# Polymerized tung oil - curing to a clouded finish. Help!



## daveingva (May 26, 2011)

Hello there,

I have a query about Lee Valley Tools polymerized tung oil. I've used it as my preferred finish - usually as a medium luster (1 part Sealer to 2 parts High Luster) - for many years.

This January I was unusually for me using the tung oil straight as a High Luster finish on a pear wood coffee table I was making for a friend. I was on my 4th and final coat, after having given 24 hours between coats. When I came out to my garage to check on my final coat I was shocked to see the finish had dried in a "clouded" fashion, with streaks of very matte type finish interspersed with the rest which was a brilliant gloss. I put that down to a rapid temperature drop and my workshop garage being unheated. It meant stripping the table and redoing the finish. One thing I did notice was the high luster tung oil I was using was the dregs of a can that had been opened for some time (perhaps even as long as 2 years) and which had congealed a skin across the top which I had poked through and worked with the uncured oil underneath.

Anyway, I had thought the January episode was a one off bit of bad luck related mostly to cold weather that dropped my workshop temp from 12C to around 4C and perhaps was also somehow related to using "old" tung oil which had skinned over.

Fast forward to today, where I have been applying some touch up maintenance coats of medium luster polymerized tung oil to a coffee table I've built and which sits in our living room. The tung has been drawn from a jar of a medium luster mix which I made back in January or so. I cannot remember if I was mixing sealer and high luster from cans that had been open a long time but as I live in Switzerland I have tended to buy things like tung on one off shipments and I cannot remember buying tung from LVT in the last 4 years. So probably whatever I am mixing up has been in the can for a good few years, although at least initially the stuff has never been exposed to air. So anyway, the medium luster mix would have been made in January but then had been sitting in a glass jar at a half full level and I started using it for my living room coffee table about 4 days ago. Once more I have been applying the tung with a cheesecloth and 24 hours between coats. The first 3 coats went on well, and last night I put on the 4th coat. I was surprised and very depressed this morning to find the 4th coat had again cured in a cloudy, matte fashion over approximately half the table surface.

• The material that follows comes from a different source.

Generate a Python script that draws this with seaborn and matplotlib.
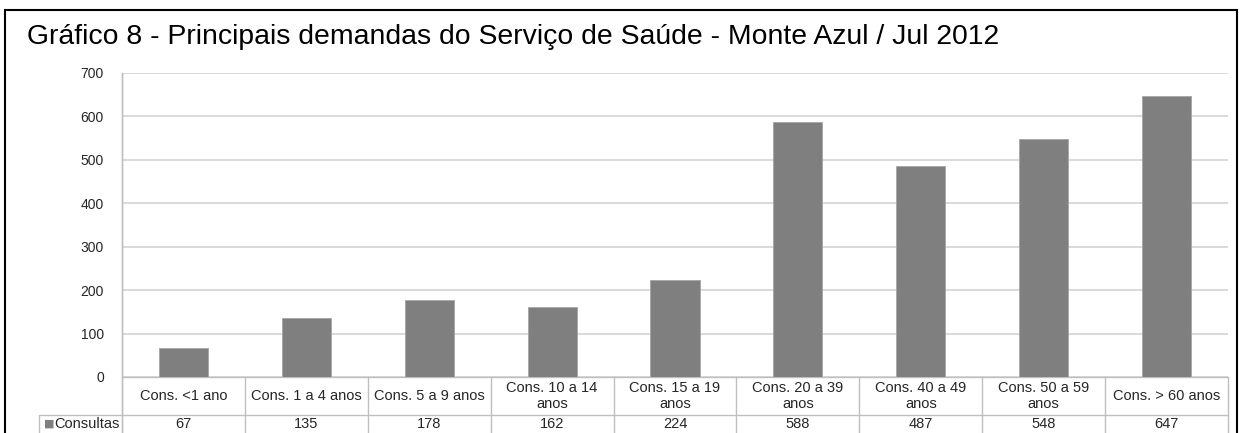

This time the table was in our heated home, so a temperature drop is not the culprit. I have noted that in the jar I have been using there has been some congealing of some of the tung oil around the edges so that seems to be the only common factor between the two episodes. Is it possible that my entire stock of tung oil is simply out of date? Has anyone else seen this kind of thing? Does anyone have an explanation for what has happened? And is there any way I can salvage my table without stripping it all off and refinishing?

The followin photos show the sad story.




























Thanks for your comments and advice.

Dave M


----------



## stevenhsieh (Jan 8, 2010)

BEfore applying any finish, what grit of sandpaper did you sand up to?


----------



## daveingva (May 26, 2011)

Hi Steven,

I handplaned this table slab from a length of sipo. Sanding after my finish planing would have been my standard - up to 240, then raise grain, then cut back gently with 320 grit.

Between coats of tung I typically pass very lightly with 600 grit. In this case I actually used 2000 grit as this was some maintenance touch up tung oil I was applying as the finish has been "finished" for about 2 years and just needed a bit of freshening up. I can assure you that table top is perfectly flat and mirror smooth….

Dave


----------



## Bertha (Jan 10, 2011)

I'm wondering if a coat of wax might brighten it, now that it already there? I honestly can't help you but I'm confident someone here will. I love Tung Oil but I've never used LV's. What a reward for all that handplaning, huh? I hope you get it resolved.


----------



## Loren (May 30, 2008)

May be water vapor trapped under the varnish. Give it time - 
the vapor will off-gas (if that's what the problem is) and the
clouds will disappear.

It won't be hard to scrape off the top coat with razor blades
anyway, so don't panic. I've seen and dealt with far worse 
finishing problems.


----------



## Jack_T (Feb 6, 2010)

I suggest contacting LV and asking them about the problem and possible solution.


----------



## stevenhsieh (Jan 8, 2010)

Something tells me that you hand planned up to a point where the oil sit on top of the surface not into the wood. I could be wrong. I suggest you ask the folks at sawmillcreek.org

http://www.sawmillcreek.org/forumdisplay.php?23-Project-Finishing


----------



## Billy_M (May 29, 2011)

I looks like what happens when I don't sand or scuff the existing finish enough to give it some tooth. The new coat doesn't stick so it just shrinks onto itself. Adding mineral spirits to thin older product seems to help as well. Just my 2c.

-Billy


----------



## daveingva (May 26, 2011)

LVT customer service consulted 6 books and surmised that the final coats may have been a bit too heavy and not sufficiently cured. Another possibility is settled out flatting agents from the sealer component and it is true I do not remember shaking well etc.

They recommended trying a partial strip using turpentine which I did. After sanding I am now back to the original surface and have applied two (very thin) coats of a (newly mixed and well shaken) batch of medium luster. So far looks perfect. Will get a third coat on tomorrow and topcoat with pastewax.

Tx for all the inputs people, hope this info helps someone down the road.

David

PS: By the way, Lee Valley Tools continues to amaze me with their customer service. I cannot think of any other entity in the woodworking business that is so customer oriented, has such a deep range of woodworking products, and is a tool design innovator. If anyone here has never dealt with them you are missing something very rare these days. No connnection whatsoever to LVT….just a long time and completely satisfied customer.


----------